Esta argentinidad lavada y vaciada de contenido predomina gracias a que la contradicción se ocultó bajo la alfombra. Una tarea titánica, capaz de hacer a un lado los acontecimientos que nos posicionan en tensión con un norte colonizador: la Vuelta de Obligado de hace 180 años, el plan Cóndor de hace 50 o el deseo del Comando Sur de apropiarse de “nuestros recursos”, expresado el año pasado. Y no es casual: hay sectores concentrados que, al igual que el puñado de beneficiarios de los pactos de Roca y compañía, buscan enriquecerse con el sometimiento del país. Como decía Jauretche, “si malo es el gringo que nos compra, peor es el criollo que nos vende”.

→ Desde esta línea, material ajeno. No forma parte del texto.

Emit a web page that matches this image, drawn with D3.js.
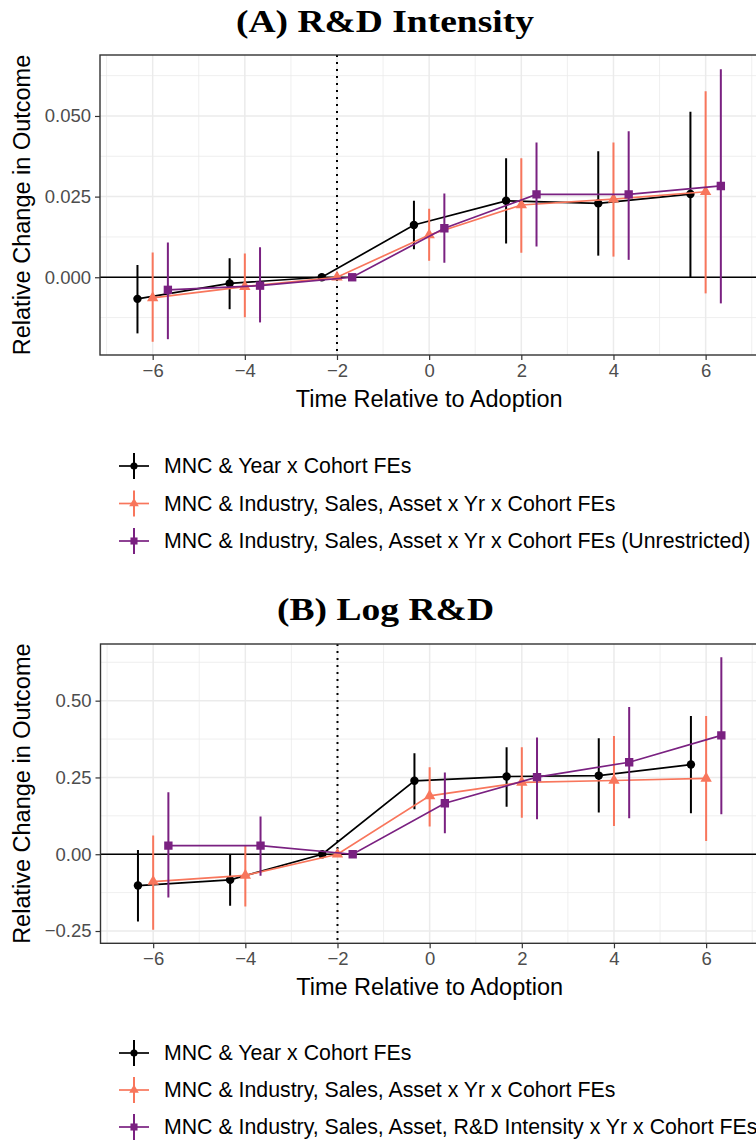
<!DOCTYPE html>
<html><head><meta charset="utf-8">
<script src="https://cdn.jsdelivr.net/npm/d3@7"></script>
<style>body{margin:0;background:#fff}</style>
</head><body><svg id="c" width="756" height="1143" xmlns="http://www.w3.org/2000/svg"></svg>
<script>
// ---------- data ----------
const periods = [-6, -4, -2, 0, 2, 4, 6];
const xTicks = [-6, -4, -2, 0, 2, 4, 6];
const xTickLabels = ["\u22126", "\u22124", "\u22122", "0", "2", "4", "6"];
const seriesColors = ["#000000", "#F8765C", "#7A2181"];
const seriesShapes = ["circle", "triangle", "square"];
const seriesDodge = [-0.33, 0, 0.33];

const titleA = "(A) R&D Intensity";
const legendA = ["MNC & Year x Cohort FEs",
  "MNC & Industry, Sales, Asset x Yr x Cohort FEs",
  "MNC & Industry, Sales, Asset x Yr x Cohort FEs (Unrestricted)"];
const yTicksA = [0, 0.025, 0.05];
const yTickLabelsA = ["0.000", "0.025", "0.050"];

const A_black_est = [-0.0067, -0.0019, 0, 0.0162, 0.0237, 0.0229, 0.0258];
const A_black_lo  = [-0.0174, -0.0099, 0, 0.0087, 0.0105, 0.0067, 0.0000];
const A_black_hi  = [0.0038, 0.0059, 0, 0.0237, 0.0369, 0.0391, 0.0513];
const A_orange_est = [-0.0064, -0.0029, 0, 0.0131, 0.0224, 0.0242, 0.0265];
const A_orange_lo  = [-0.0200, -0.0124, 0, 0.0051, 0.0076, 0.0064, -0.0050];
const A_orange_hi  = [0.0077, 0.0074, 0, 0.0212, 0.0369, 0.0418, 0.0577];
const A_purple_est = [-0.0039, -0.0026, 0, 0.0152, 0.0257, 0.0257, 0.0283];
const A_purple_lo  = [-0.0192, -0.0140, 0, 0.0045, 0.0095, 0.0054, -0.0081];
const A_purple_hi  = [0.0108, 0.0093, 0, 0.0260, 0.0418, 0.0453, 0.0645];

const titleB = "(B) Log R&D";
const legendB = ["MNC & Year x Cohort FEs",
  "MNC & Industry, Sales, Asset x Yr x Cohort FEs",
  "MNC & Industry, Sales, Asset, R&D Intensity x Yr x Cohort FEs"];
const yTicksB = [-0.25, 0, 0.25, 0.5];
const yTickLabelsB = ["\u22120.25", "0.00", "0.25", "0.50"];

const B_black_est = [-0.102, -0.0835, 0, 0.239, 0.253, 0.256, 0.292];
const B_black_lo  = [-0.219, -0.168, 0, 0.1465, 0.155, 0.1356, 0.1335];
const B_black_hi  = [0.014, -0.002, 0, 0.329, 0.348, 0.378, 0.450];
const B_orange_est = [-0.089, -0.069, 0, 0.190, 0.234, 0.240, 0.247];
const B_orange_lo  = [-0.246, -0.170, 0, 0.090, 0.119, 0.092, 0.043];
const B_orange_hi  = [0.061, 0.027, 0, 0.283, 0.348, 0.385, 0.450];
const B_purple_est = [0.028, 0.028, 0, 0.166, 0.251, 0.2995, 0.387];
const B_purple_lo  = [-0.141, -0.070, 0, 0.068, 0.114, 0.117, 0.130];
const B_purple_hi  = [0.202, 0.123, 0, 0.266, 0.380, 0.479, 0.641];

// ---------- drawing ----------
const svg = d3.select("#c");
const SANS = "'Liberation Sans', Arial, Helvetica, sans-serif";
const SERIF = "'Liberation Serif', 'Times New Roman', serif";

function symType(i) {
  return seriesShapes[i] === "circle" ? d3.symbolCircle :
    seriesShapes[i] === "triangle" ? d3.symbolTriangle : d3.symbolSquare;
}

function drawPanel(cfg) {
  const g = svg.append("g");
  const x = d3.scaleLinear().domain([-7.143, 7.143]).range([cfg.left, cfg.right]);
  const y = d3.scaleLinear().domain(cfg.yDomain).range([cfg.bottom, cfg.top]);

  // title
  g.append("text").attr("x", cfg.titleX).attr("y", cfg.titleY)
    .attr("text-anchor", "middle").attr("font-family", SERIF)
    .attr("font-size", 32).attr("font-weight", "bold").attr("fill", "#000")
    .attr("textLength", cfg.titleLen).attr("lengthAdjust", "spacingAndGlyphs")
    .text(cfg.title);

  // clip
  const clipId = "clip" + cfg.id;
  g.append("clipPath").attr("id", clipId).append("rect")
    .attr("x", cfg.left).attr("y", cfg.top)
    .attr("width", cfg.right - cfg.left).attr("height", cfg.bottom - cfg.top);
  const p = g.append("g").attr("clip-path", `url(#${clipId})`);

  // grid
  const xMinor = [-7, -5, -3, -1, 1, 3, 5, 7];
  const yt = cfg.yTicks;
  const step = yt[1] - yt[0];
  const yMinor = [];
  for (let v = yt[0] - step / 2; v <= cfg.yDomain[1]; v += step) if (v >= cfg.yDomain[0]) yMinor.push(v);
  p.selectAll(".xmin").data(xMinor).join("line")
    .attr("x1", d => x(d)).attr("x2", d => x(d)).attr("y1", cfg.top).attr("y2", cfg.bottom)
    .attr("stroke", "#ebebeb").attr("stroke-width", 0.8);
  p.selectAll(".ymin").data(yMinor).join("line")
    .attr("y1", d => y(d)).attr("y2", d => y(d)).attr("x1", cfg.left).attr("x2", cfg.right)
    .attr("stroke", "#ebebeb").attr("stroke-width", 0.8);
  p.selectAll(".xmaj").data(xTicks).join("line")
    .attr("x1", d => x(d)).attr("x2", d => x(d)).attr("y1", cfg.top).attr("y2", cfg.bottom)
    .attr("stroke", "#ebebeb").attr("stroke-width", 1.5);
  p.selectAll(".ymaj").data(yt).join("line")
    .attr("y1", d => y(d)).attr("y2", d => y(d)).attr("x1", cfg.left).attr("x2", cfg.right)
    .attr("stroke", "#ebebeb").attr("stroke-width", 1.5);

  // reference lines
  p.append("line").attr("x1", cfg.left).attr("x2", cfg.right)
    .attr("y1", y(0)).attr("y2", y(0)).attr("stroke", "#000").attr("stroke-width", 1.6);
  p.append("line").attr("x1", x(-2)).attr("x2", x(-2))
    .attr("y1", cfg.top).attr("y2", cfg.bottom).attr("stroke", "#000")
    .attr("stroke-width", 2).attr("stroke-dasharray", "2,5");

  // series
  cfg.series.forEach((s, i) => {
    const col = seriesColors[i];
    const pts = periods.map((t, k) => ({ t: t + seriesDodge[i], est: s.est[k], lo: s.lo[k], hi: s.hi[k] }));
    p.append("path").datum(pts)
      .attr("d", d3.line().x(d => x(d.t)).y(d => y(d.est)))
      .attr("fill", "none").attr("stroke", col).attr("stroke-width", 1.7);
    p.selectAll(null).data(pts).join("line")
      .attr("x1", d => x(d.t)).attr("x2", d => x(d.t))
      .attr("y1", d => y(d.lo)).attr("y2", d => y(d.hi))
      .attr("stroke", col).attr("stroke-width", 2);
    const size = seriesShapes[i] === "circle" ? 56 : seriesShapes[i] === "triangle" ? 56 : 70;
    p.selectAll(null).data(pts).join("path")
      .attr("transform", d => `translate(${x(d.t)},${y(d.est)})`)
      .attr("d", d3.symbol().type(symType(i)).size(size)).attr("fill", col);
  });

  // border
  g.append("rect").attr("x", cfg.left).attr("y", cfg.top)
    .attr("width", cfg.right - cfg.left).attr("height", cfg.bottom - cfg.top)
    .attr("fill", "none").attr("stroke", "#333333").attr("stroke-width", 1.4);

  // axes
  const xAxis = d3.axisBottom(x).tickValues(xTicks).tickSize(5).tickPadding(4)
    .tickFormat((d, k) => xTickLabels[k]);
  const xa = g.append("g").attr("transform", `translate(0,${cfg.bottom})`).call(xAxis);
  const yAxis = d3.axisLeft(y).tickValues(yt).tickSize(5).tickPadding(4)
    .tickFormat((d, k) => cfg.yTickLabels[k]);
  const ya = g.append("g").attr("transform", `translate(${cfg.left},0)`).call(yAxis);
  [xa, ya].forEach(a => {
    a.select(".domain").remove();
    a.selectAll(".tick line").attr("stroke", "#333333").attr("stroke-width", 1.2);
    a.selectAll(".tick text").attr("fill", "#4D4D4D").attr("font-size", 18.5).attr("font-family", SANS);
  });

  // axis titles
  g.append("text").attr("x", x(0)).attr("y", cfg.bottom + 52)
    .attr("text-anchor", "middle").attr("font-family", SANS).attr("font-size", 23.5)
    .attr("fill", "#000").text("Time Relative to Adoption");
  g.append("text")
    .attr("transform", `translate(30,${(cfg.top + cfg.bottom) / 2}) rotate(-90)`)
    .attr("text-anchor", "middle").attr("font-family", SANS).attr("font-size", 23.5)
    .attr("fill", "#000").text("Relative Change in Outcome");

  // legend
  cfg.legend.forEach((lab, i) => {
    const ly = cfg.legendY + i * cfg.legendGap;
    const col = seriesColors[i];
    const lg = g.append("g");
    lg.append("line").attr("x1", 119).attr("x2", 149).attr("y1", ly).attr("y2", ly)
      .attr("stroke", col).attr("stroke-width", 1.7);
    lg.append("line").attr("x1", 134).attr("x2", 134).attr("y1", ly - 13).attr("y2", ly + 13)
      .attr("stroke", col).attr("stroke-width", 2);
    lg.append("path").attr("transform", `translate(134,${ly})`)
      .attr("d", d3.symbol().type(symType(i)).size(i === 2 ? 50 : 40)).attr("fill", col);
    lg.append("text").attr("x", 164).attr("y", ly).attr("dy", "0.35em")
      .attr("font-family", SANS).attr("font-size", 21.3).attr("fill", "#000").text(lab);
  });
}

drawPanel({
  id: "A", title: titleA, titleX: 385, titleY: 32, titleLen: 298,
  left: 100, right: 758.3, top: 55, bottom: 355,
  yDomain: [-0.0241, 0.0689], yTicks: yTicksA, yTickLabels: yTickLabelsA,
  series: [
    { est: A_black_est, lo: A_black_lo, hi: A_black_hi },
    { est: A_orange_est, lo: A_orange_lo, hi: A_orange_hi },
    { est: A_purple_est, lo: A_purple_lo, hi: A_purple_hi }],
  legend: legendA, legendY: 466, legendGap: 37.5
});
drawPanel({
  id: "B", title: titleB, titleX: 385.5, titleY: 620, titleLen: 217,
  left: 100.5, right: 758.8, top: 644, bottom: 943.3,
  yDomain: [-0.290, 0.6845], yTicks: yTicksB, yTickLabels: yTickLabelsB,
  series: [
    { est: B_black_est, lo: B_black_lo, hi: B_black_hi },
    { est: B_orange_est, lo: B_orange_lo, hi: B_orange_hi },
    { est: B_purple_est, lo: B_purple_lo, hi: B_purple_hi }],
  legend: legendB, legendY: 1053, legendGap: 37
});
</script></body></html>
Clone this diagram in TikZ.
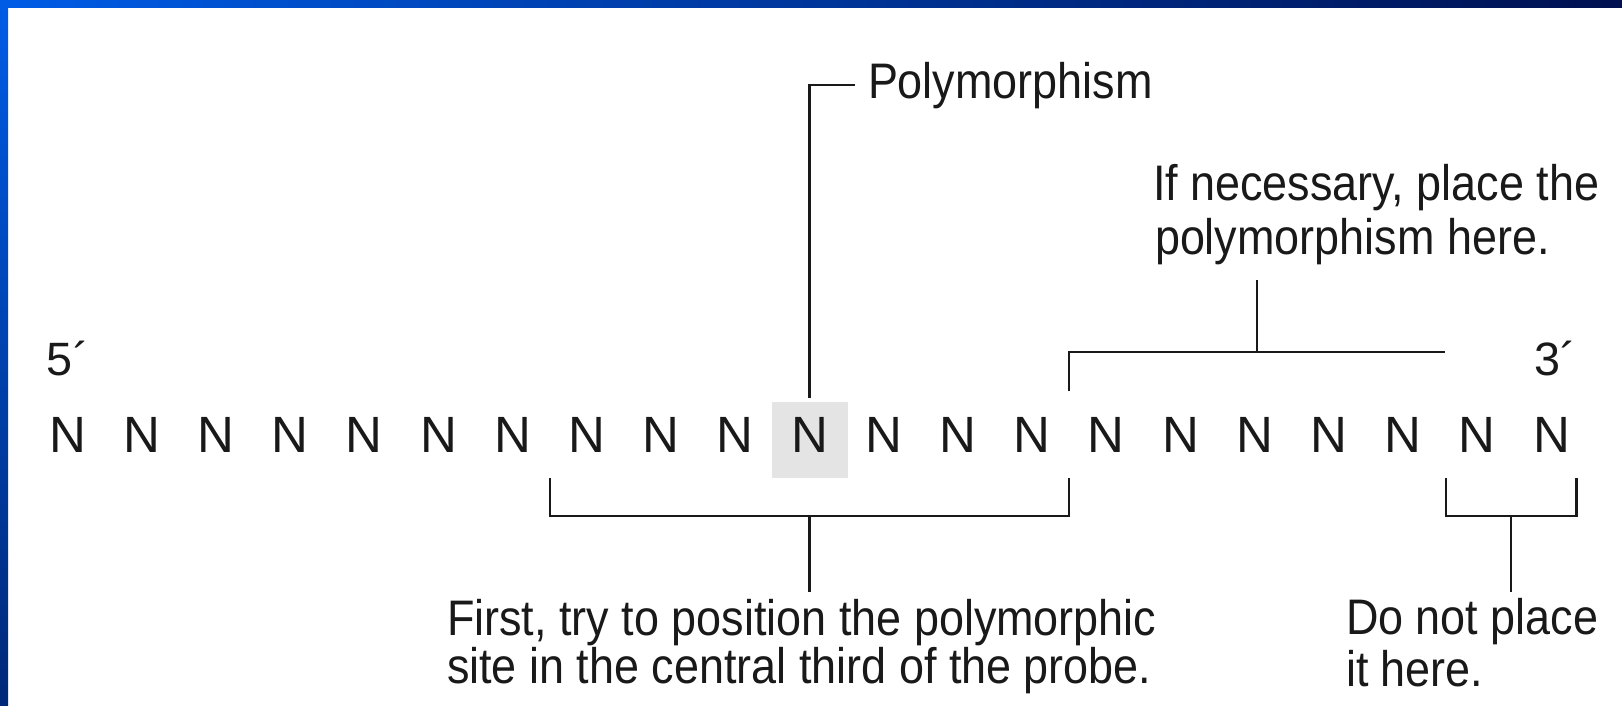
\documentclass[tikz,border=0pt]{standalone}
\usepackage{fontspec}
\setmainfont{Liberation Sans}
\newfontfamily\labfont[FakeStretch=0.9]{Liberation Sans}
\usetikzlibrary{calc,backgrounds}
\definecolor{barA}{RGB}{0,92,230}
\definecolor{barB}{RGB}{0,16,80}
\definecolor{barC}{RGB}{0,40,120}
\definecolor{hlgray}{RGB}{228,228,228}
\definecolor{ink}{RGB}{25,25,25}
\begin{document}
\begin{tikzpicture}[x=0.01cm,y=-0.01cm,
  plain/.style={inner sep=0pt, outer sep=0pt, text=ink},
  letter/.style={plain, anchor=base, font=\fontsize{14.5}{17}\selectfont},
  lab/.style={plain, anchor=base west, font=\labfont\fontsize{14.2}{17}\selectfont},
  strandend/.style={plain, anchor=base west, font=\fontsize{13.3}{16}\selectfont},
  wire/.style={draw=ink, line width=0.6pt}]
\useasboundingbox (0,0) rectangle (1622,705);

% frame bars
\shade[left color=barA, right color=barB] (0,0) rectangle (1622,7);
\shade[top color=barA, bottom color=barC] (0,0) rectangle (8,705);

% probe sequence
\foreach \i in {0,...,20}
  \node[letter] (n\i) at ({67.5+74.2*\i},452) {N};

\begin{scope}[on background layer]
  \fill[white] (0,0) rectangle (1622,705);
  \fill[hlgray] ($(n10.base)+(-38,-50)$) rectangle ($(n10.base)+(38,26)$);
\end{scope}

% strand ends
\node[strandend] (five) at (47,375) {5´};
\node[strandend] (three) at (1534,375) {3´};

% polymorphic site
\node[lab] (poly) at (868,98) {Polymorphism};
\draw[wire] ($(n10.base)+(0,-54)$) |- ($(poly.west)+(-13,0)$);

% acceptable region
\node[lab] (nec1) at (1153,200) {If necessary, place the};
\node[lab] (nec2) at (1155,254) {polymorphism here.};
\coordinate (tL) at ($(n13.base)!0.5!(n14.base)+(0,-61)$);
\coordinate (tC) at ($(tL)+(0,-39)$);
\coordinate (tR) at ($(n19.base)+(-32,-100)$);
\draw[wire] (tL) -- (tC) -- (tR);
\draw[wire] ($(tC)!0.5!(tR)$) -- ($(tC)!0.5!(tR)+(0,-72)$);

% central third
\node[lab] (first1) at (447,635) {First, try to position the polymorphic};
\node[lab] (first2) at (447,683) {site in the central third of the probe.};
\coordinate (bL) at ($(n6.base)!0.5!(n7.base)+(0,26)$);
\coordinate (bR) at ($(n13.base)!0.5!(n14.base)+(0,26)$);
\draw[wire] (bL) -- ++(0,38) -| (bR);
\draw[wire] ($(bL)!0.5!(bR)+(0,38)$) -- ++(0,76);

% forbidden end
\node[lab] (dont1) at (1346,634) {Do not place};
\node[lab] (dont2) at (1346,686) {it here.};
\coordinate (cL) at ($(n19.base)+(-31,26)$);
\coordinate (cR) at ($(n20.base)+(25,26)$);
\draw[wire] (cL) -- ++(0,38) -| (cR);
\draw[wire] ($(cL)!0.5!(cR)+(0,38)$) -- ++(0,76);
\end{tikzpicture}
\end{document}
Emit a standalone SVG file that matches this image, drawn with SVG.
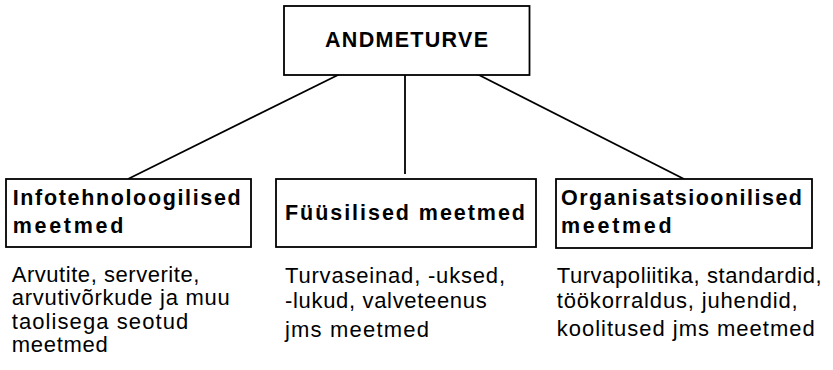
<svg xmlns="http://www.w3.org/2000/svg" width="833" height="370" viewBox="0 0 833 370">
<style>
.box{fill:#fff;stroke:#000;stroke-width:1.8}
.ln{stroke:#000;stroke-width:1.8;fill:none}
.b{font-family:"Liberation Sans",Arial,sans-serif;font-weight:bold;font-size:21.5px;fill:#000}
.r{font-family:"Liberation Sans",Arial,sans-serif;font-size:22px;fill:#000}
</style>
<rect width="833" height="370" fill="#fff"/>
<g id="connectors">
<line class="ln" x1="340" y1="74" x2="128" y2="179"/>
<line class="ln" x1="405" y1="75" x2="405" y2="174"/>
<line class="ln" x1="477" y1="74" x2="684" y2="179"/>
</g>
<g id="andmeturve">
<rect class="box" x="284" y="6" width="245.5" height="69"/>
<text class="b" x="325" y="47" textLength="163" lengthAdjust="spacing">ANDMETURVE</text>
</g>
<g id="infotehnoloogilised">
<rect class="box" x="6" y="179" width="245" height="68"/>
<text class="b" x="12.7" y="205" textLength="228" lengthAdjust="spacing">Infotehnoloogilised</text>
<text class="b" x="12.7" y="233" textLength="110.6" lengthAdjust="spacing">meetmed</text>
</g>
<g id="fuusilised">
<rect class="box" x="276" y="179" width="260" height="68"/>
<text class="b" x="285" y="220" textLength="240" lengthAdjust="spacing">Füüsilised meetmed</text>
</g>
<g id="organisatsioonilised">
<rect class="box" x="556" y="179" width="256" height="69"/>
<text class="b" x="561" y="205" textLength="241" lengthAdjust="spacing">Organisatsioonilised</text>
<text class="b" x="561" y="233" textLength="110.6" lengthAdjust="spacing">meetmed</text>
</g>
<g id="desc-info">
<text class="r" x="11.7" y="282" textLength="187.6" lengthAdjust="spacing">Arvutite, serverite,</text>
<text class="r" x="11.7" y="305" textLength="218" lengthAdjust="spacing">arvutivõrkude ja muu</text>
<text class="r" x="11.7" y="328.5" textLength="176.6" lengthAdjust="spacing">taolisega seotud</text>
<text class="r" x="11.7" y="352" textLength="96" lengthAdjust="spacing">meetmed</text>
</g>
<g id="desc-fuus">
<text class="r" x="285" y="283" textLength="220" lengthAdjust="spacing">Turvaseinad, -uksed,</text>
<text class="r" x="285" y="307.5" textLength="201.7" lengthAdjust="spacing">-lukud, valveteenus</text>
<text class="r" x="285" y="337" textLength="144" lengthAdjust="spacing">jms meetmed</text>
</g>
<g id="desc-org">
<text class="r" x="556.7" y="283" textLength="265" lengthAdjust="spacing">Turvapoliitika, standardid,</text>
<text class="r" x="556.7" y="307.5" textLength="241" lengthAdjust="spacing">töökorraldus, juhendid,</text>
<text class="r" x="556.7" y="336" textLength="258" lengthAdjust="spacing">koolitused jms meetmed</text>
</g>
</svg>
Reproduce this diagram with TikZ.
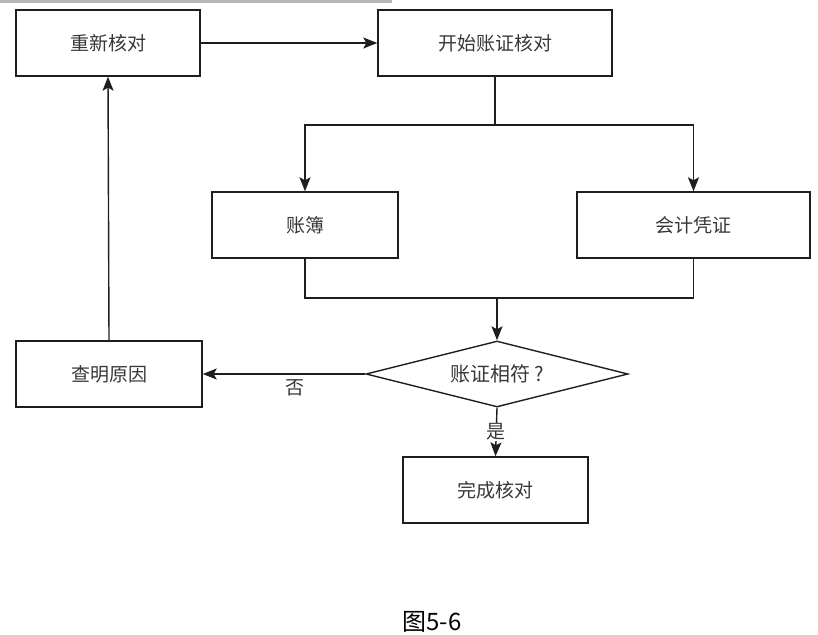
\documentclass[tikz,border=0pt]{standalone}
\usepackage{fontspec}
\usepackage{tikz}
\usetikzlibrary{arrows.meta,positioning,calc,shapes.geometric}
\newfontfamily\cjk{Noto Sans CJK SC}
\definecolor{lnblack}{RGB}{30,30,30}
\definecolor{txgray}{RGB}{55,55,55}
\tikzset{
  flowbox/.style={draw=lnblack, line width=1.4pt, minimum width=#1, minimum height=66pt, inner sep=0pt, text=txgray},
  flowbox/.default=186pt,
  decide/.style={diamond, draw=lnblack, line width=1.4pt, aspect=3.97, minimum width=262pt, minimum height=66pt, inner sep=0pt, text=txgray},
  arr/.style={-{Stealth[length=14pt,width=11pt,inset=3pt]}, lnblack, line width=1.4pt},
  ln/.style={lnblack, line width=1.4pt},
  lbl/.style={text=txgray, inner sep=1pt},
}

\begin{document}
\begin{tikzpicture}[x=1pt,y=-1pt,font=\cjk\fontsize{19}{22}\selectfont]
  \useasboundingbox (0,0) rectangle (818,634);
  \fill[black!28] (0,0) rectangle (392,3);
  % boxes
  \node[flowbox=184pt] (recheck) at (108,43) {重新核对};
  \node[flowbox=234pt] (start) at (495,43) {开始账证核对};
  \node[flowbox] (ledger) at (305,225) {账簿};
  \node[flowbox=233pt] (voucher) at (693.5,225) {会计凭证};
  \node[decide, font=\cjk\fontsize{20}{23}\selectfont] (match) at (497,374) {账证相符 ?};
  \node[flowbox] (cause) at (109,374) {查明原因};
  \node[flowbox=185pt] (done) at (495.5,490) {完成核对};
  \coordinate (split) at (495,125);
  \coordinate (join) at (497,298);
  % connectors
  \draw[arr] (recheck) -- (start);
  \draw[ln] (start.south) -- (split);
  \draw[arr] (split) -| (ledger.north);
  \draw[arr] (split) -| (voucher.north);
  \draw[ln] (ledger.south) |- (join);
  \draw[ln] (voucher.south) |- (join);
  \draw[arr] (join) -- (match.north);
  \draw[arr] (match.west) -- (cause.east) node[lbl, pos=0.43, below=4pt] {否};
  \draw[arr] (match.south) -- (done.north) node[lbl, fill=white, pos=0.5] {是};
  \draw[arr] (cause.north) -- (recheck.south);
  \node[text=black, font=\cjk\fontsize{24}{28}\selectfont] (caption) at (432,622) {图5-6};
\end{tikzpicture}
\end{document}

Por eso es más necesario que nunca que entendamos el lugar que ocupamos en el mundo, y nos animemos a ser argentinos en serio. Por más que la cultura que mamamos nos quiera hacer creer que tenemos más en común con el estadounidense que con el paraguayo, pertenecemos a un mismo sur global, a una misma región que fue explotada, sometida y condenada a la servidumbre. Esto no es victimización, sino todo lo contrario: es la genuina confianza en lo argentino la que nos dicta que existe otro futuro posible. Si nuestros próceres no hubieran estado convencidos de nuestro estado de colonia, no nos habrían librado de la corona española. Es nuestra responsabilidad descubrir la contradicción que existe entre nuestros colores y la voluntad extranjera, entre los trabajadores y los criollos que nos venden, entre nuestra historia y sus promesas universales, para asumir el compromiso que exigen las rotas cadenas. No vamos a rendir honor a la grandeza de la patria hasta que no la conozcamos y aceptemos con orgullo.